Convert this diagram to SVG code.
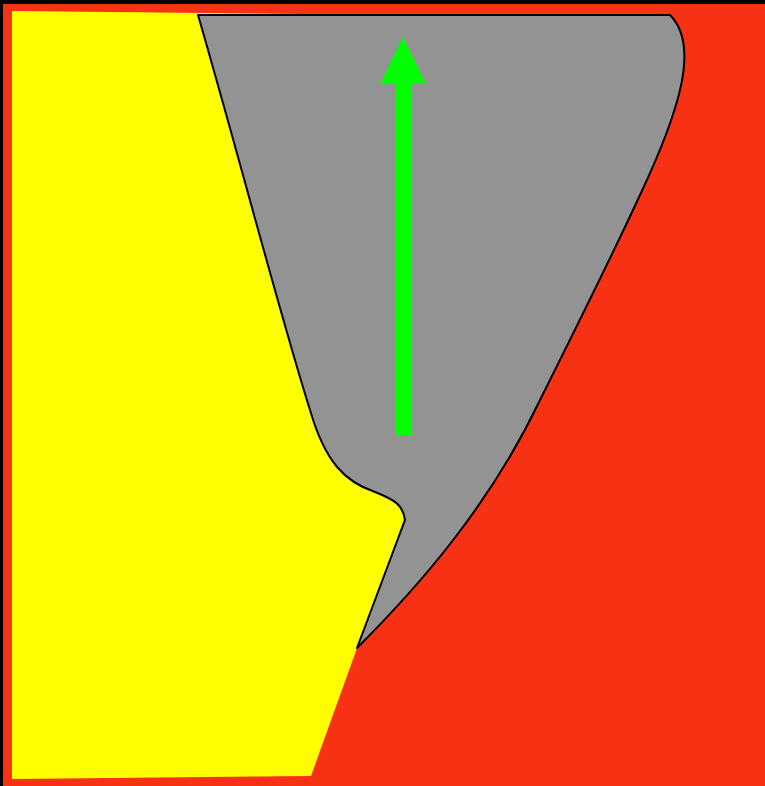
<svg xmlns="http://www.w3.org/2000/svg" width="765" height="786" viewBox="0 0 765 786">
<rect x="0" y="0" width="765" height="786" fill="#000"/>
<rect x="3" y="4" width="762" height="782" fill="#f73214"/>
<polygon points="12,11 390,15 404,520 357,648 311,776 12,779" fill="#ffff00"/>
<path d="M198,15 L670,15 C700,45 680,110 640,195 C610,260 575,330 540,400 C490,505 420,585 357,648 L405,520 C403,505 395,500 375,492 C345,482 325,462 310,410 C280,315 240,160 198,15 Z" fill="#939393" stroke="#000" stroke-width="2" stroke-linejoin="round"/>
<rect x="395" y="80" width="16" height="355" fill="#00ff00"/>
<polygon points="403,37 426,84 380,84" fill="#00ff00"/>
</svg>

______

Write out the full listing verbatim, excluding its pictures.

=== SOLUTION ===
Convert this diagram to SVG code.
<svg xmlns="http://www.w3.org/2000/svg" width="765" height="786" viewBox="0 0 765 786">
<rect x="0" y="0" width="765" height="786" fill="#000"/>
<rect x="3" y="4" width="762" height="782" fill="#f73214"/>
<polygon points="12,11 390,15 404,520 357,648 311,776 12,779" fill="#ffff00"/>
<path d="M198,15 L670,15 C700,45 680,110 640,195 C610,260 575,330 540,400 C490,505 420,585 357,648 L405,520 C403,505 395,500 375,492 C345,482 325,462 310,410 C280,315 240,160 198,15 Z" fill="#939393" stroke="#000" stroke-width="2" stroke-linejoin="round"/>
<rect x="395" y="80" width="16" height="355" fill="#00ff00"/>
<polygon points="403,37 426,84 380,84" fill="#00ff00"/>
</svg>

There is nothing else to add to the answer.